05 Oct 2021 00:00:00 | Update: 05 Oct 2021 01:13:11
Will you need a Covid-19 booster? 

Is a booster shot for your COVID-19 vaccine in your future? While it seems like only yesterday that people were calculating the date they could feel fully protected by their vaccination, now there’s talk that our safety may require another shot in the arm. 

What is a booster: The simplest answer is that it’s just another dose of a vaccine you received,” Dr. Shaw explains. “The concept is to prolong protective immunity, particularly if there is evidence that protection is waning after a period of time.”

Most children receive routine vaccinations, including boosters, for illnesses such as chickenpox, tetanus, diphtheria, mumps, measles, and rubella—to name a few. “These vaccine series, as we call them, are recommended because you need the extra doses to get longer lasting protective immunity,” Dr. Shaw says.

There is also a technical distinction between the terms “third dose” and “booster.”  

Doctors use the term third dose when referring to people with compromised immune systems who may not have gotten the level of protection they need from the first two doses. The third dose provides that level of immunity.

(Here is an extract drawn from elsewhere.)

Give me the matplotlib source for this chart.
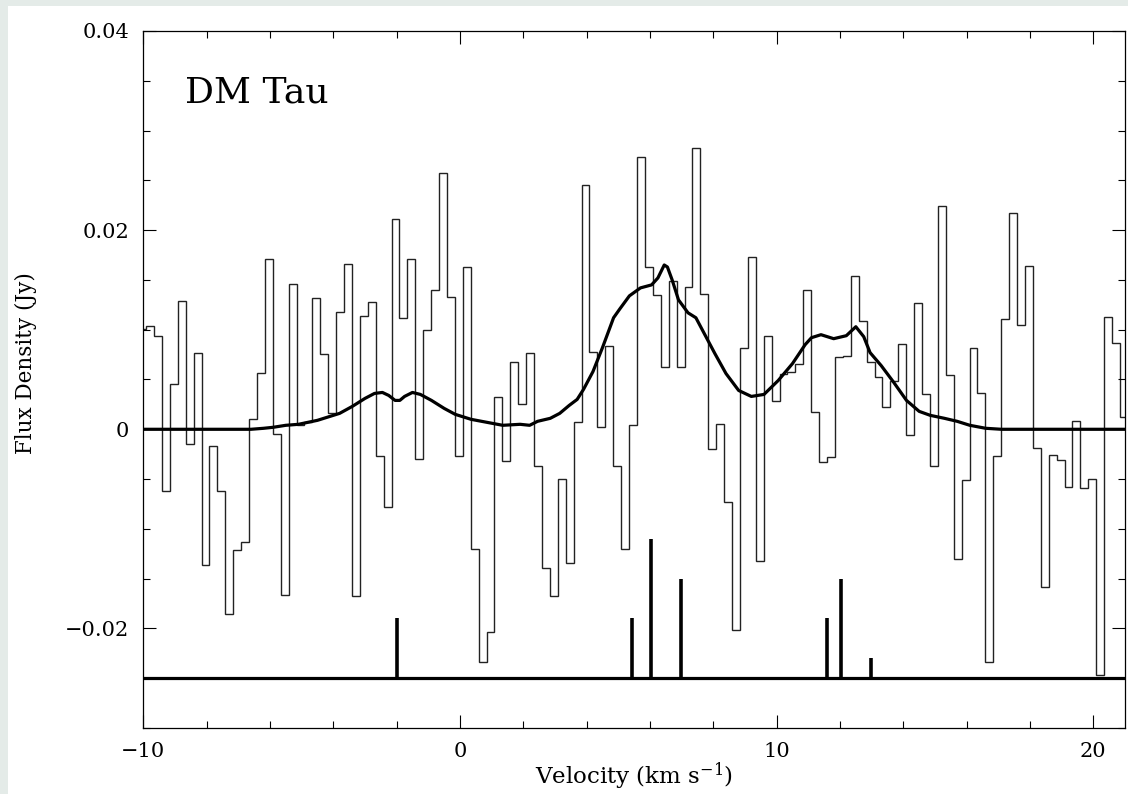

A booster shot is recommended due to concern that the effectiveness of the vaccine decreases over time and may not protect against a new strain, such as Delta. A booster may be given to older people or those with chronic medical conditions or other risk factors.

Why might we need a booster for COVID-19?

While a booster sometimes is an exact replica of the initial vaccine, it can also be tweaked. With COVID-19, this is key because the vaccine could then be tailored to target particular variants of the virus.  

“The current vaccines are still effective against the variants we are now seeing, particularly for protecting against serious illness that would require hospitalization or cause death. But if the virus evolves further and there is a worse variant, the vaccine could be modified,” Dr. Shaw says. 

One of the great things about the mRNA technology, which the Pfizer and Moderna vaccines use, Dr. Shaw notes, is that it’s easy to change them up to match variants, and they can be quickly produced at scale. “This is different from the manufacturing process for the most commonly used flu vaccines, which is a much slower process because influenza virus strains need to be grown in chicken eggs, from which a particular viral protein is purified and formulated into a vaccine,” he says. 

But what about the Johnson & Johnson vaccine? In September, Johnson & Johnson released data about a booster to its original one-dose vaccine, saying a second dose given two months after the first increased protection against COVID-19 to 94% and that it increases antibody levels by four to six times compared to one dose alone. 

The FDA has reportedly not yet received an application for a J&J booster, but it is reviewing data from Moderna for a booster to its vaccine.